A group of people have staged a rally in the Finnish capital city of Helsinki to show opposition to the European Union (EU)’s refugee policy and the presence of Muslims in the European country.
The small group of the anti-refugee demonstrators on Saturday waved Finland’s national flags and some of them carried banners demanding a stop to the entry of refugees into the country.
Anti-refugee sentiments have existed side-by-side with pro-refugee attitudes in the European countries that have been receiving irregular asylum-seekers in the recent past. While the EU does allow the refugees in, it subjects them to a rigorous process of qualification assessment that usually results in deporting them.

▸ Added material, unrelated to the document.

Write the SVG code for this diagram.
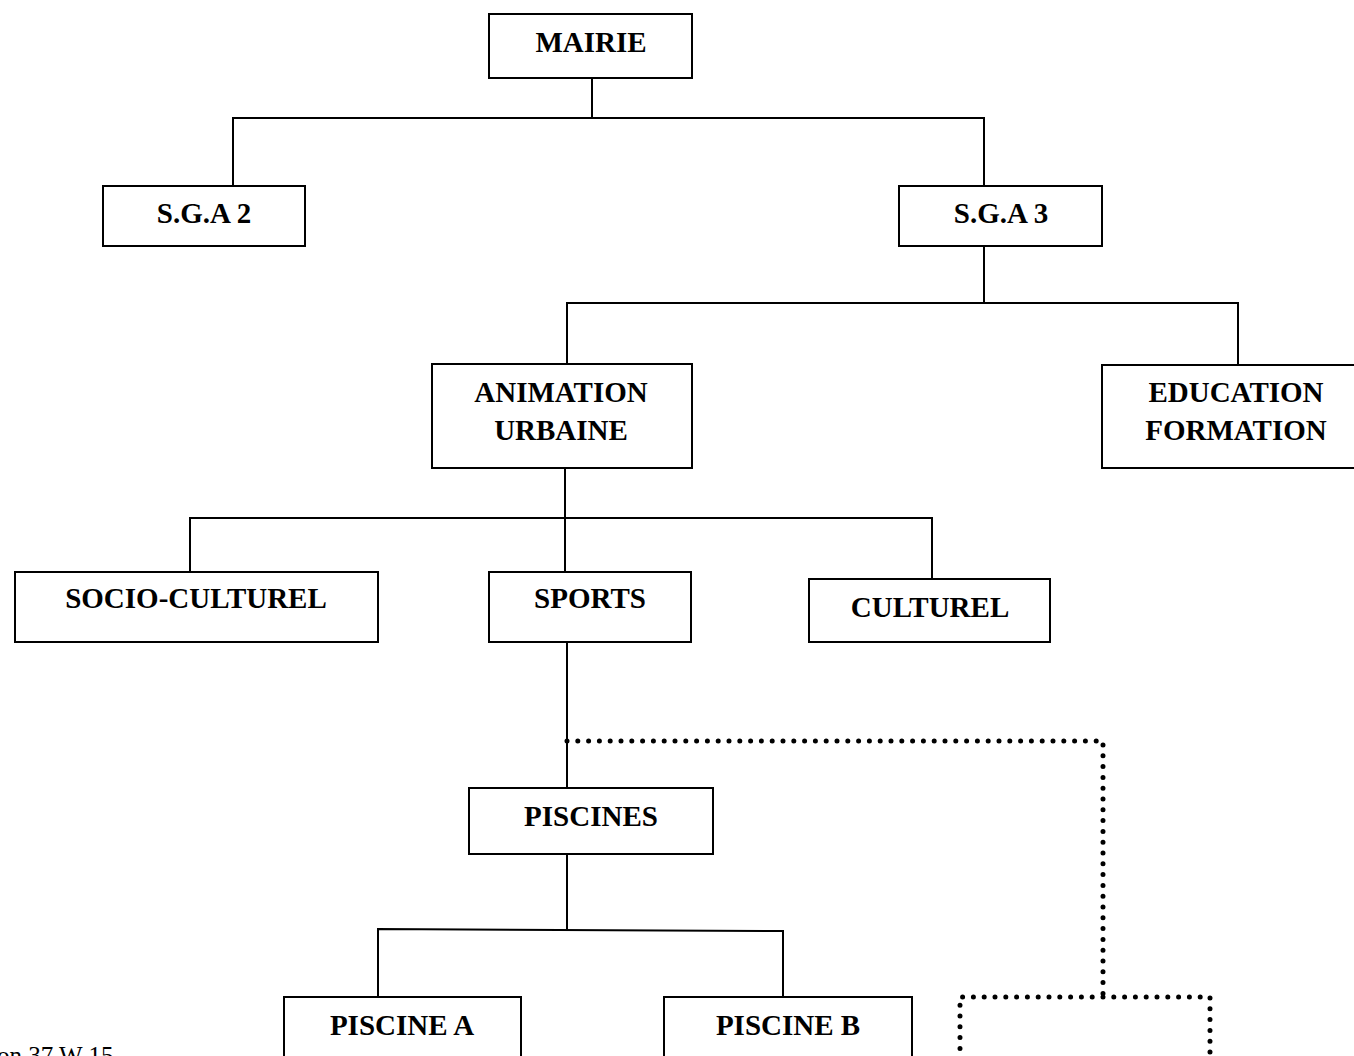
<svg xmlns="http://www.w3.org/2000/svg" width="1354" height="1056" viewBox="0 0 1354 1056">
<style>
.box{fill:#fff;stroke:#000;stroke-width:2}
.lbl{font-family:"Liberation Serif","Times New Roman",serif;font-weight:bold;font-size:29px;fill:#000;text-anchor:middle}
.ln{fill:none;stroke:#000;stroke-width:2}
.dot{fill:none;stroke:#000;stroke-width:5;stroke-linecap:round;stroke-dasharray:0 10.8}
.note{font-family:"Liberation Serif","Times New Roman",serif;font-size:25px;fill:#000}
</style>
<rect width="1354" height="1056" fill="#fff"/>
<g id="connectors">
<polyline class="ln" points="592,78 592,118"/>
<polyline class="ln" points="233,186 233,118 984,118 984,186"/>
<polyline class="ln" points="984,246 984,303"/>
<polyline class="ln" points="567,364 567,303 1238,303 1238,365"/>
<polyline class="ln" points="565,468 565,572"/>
<polyline class="ln" points="190,572 190,518 932,518 932,579"/>
<polyline class="ln" points="567,641 567,788"/>
<polyline class="ln" points="567,854 567,929"/>
<polyline class="ln" points="378,997 378,929 783,931 783,997"/>
<polyline class="dot" points="567,741 1103,741 1103,997"/>
</g>
<g id="mairie"><rect class="box" x="489" y="14" width="203" height="64"/><text class="lbl" x="591" y="52">MAIRIE</text></g>
<g id="sga2"><rect class="box" x="103" y="186" width="202" height="60"/><text class="lbl" x="204" y="223">S.G.A 2</text></g>
<g id="sga3"><rect class="box" x="899" y="186" width="203" height="60"/><text class="lbl" x="1001" y="223">S.G.A 3</text></g>
<g id="animation"><rect class="box" x="432" y="364" width="260" height="104"/><text class="lbl" x="561" y="402">ANIMATION</text><text class="lbl" x="561" y="440">URBAINE</text></g>
<g id="education"><rect class="box" x="1102" y="365" width="300" height="103"/><text class="lbl" x="1236" y="402">EDUCATION</text><text class="lbl" x="1236" y="440">FORMATION</text></g>
<g id="socio"><rect class="box" x="15" y="572" width="363" height="70"/><text class="lbl" x="196" y="608">SOCIO-CULTUREL</text></g>
<g id="sports"><rect class="box" x="489" y="572" width="202" height="70"/><text class="lbl" x="590" y="608">SPORTS</text></g>
<g id="culturel"><rect class="box" x="809" y="579" width="241" height="63"/><text class="lbl" x="930" y="617">CULTUREL</text></g>
<g id="piscines"><rect class="box" x="469" y="788" width="244" height="66"/><text class="lbl" x="591" y="826">PISCINES</text></g>
<g id="piscineA"><rect class="box" x="284" y="997" width="237" height="80"/><text class="lbl" x="402" y="1035">PISCINE A</text></g>
<g id="piscineB"><rect class="box" x="664" y="997" width="248" height="80"/><text class="lbl" x="788" y="1035">PISCINE B</text></g>
<g id="blank"><polyline class="dot" points="960,1070 960,997 1210,997 1210,1070"/></g>
<text class="note" x="-3" y="1064">on 37 W 15</text>
</svg>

The Saturday anti-refugee rally in Helsinki was held two days after a pro-refugee rally was staged in the Finnish capital to protest the government’s new draconian measures against incoming refugees.
The refugees arriving in Europe are mostly fleeing war and persecution in the Middle East and North Africa.
The Finnish Immigration Service had claimed in May that the security situation in conflict-stricken countries such as Afghanistan, Iraq and Somalia had improved; therefore, it had said, the refugees hailing from these countries needed to prove they were presently in danger in order to qualify for refugee status.
Under the new stringent measures, Finnish authorities rejected many of the asylum-seekers who had been originally allocated by EU authorities to the North European country.
More than 75 percent of the Iraqi refugees in Finland were ordered to be deported to their country of origin, which was deemed “safe” by Finnish officials.
The claim that Iraq is “safe” came amid continued militancy in the Arab country by the Takfiri Daesh terrorist group and other like-minded outfits. Neighboring Syria is also grappling with a similar, though more acute, militancy.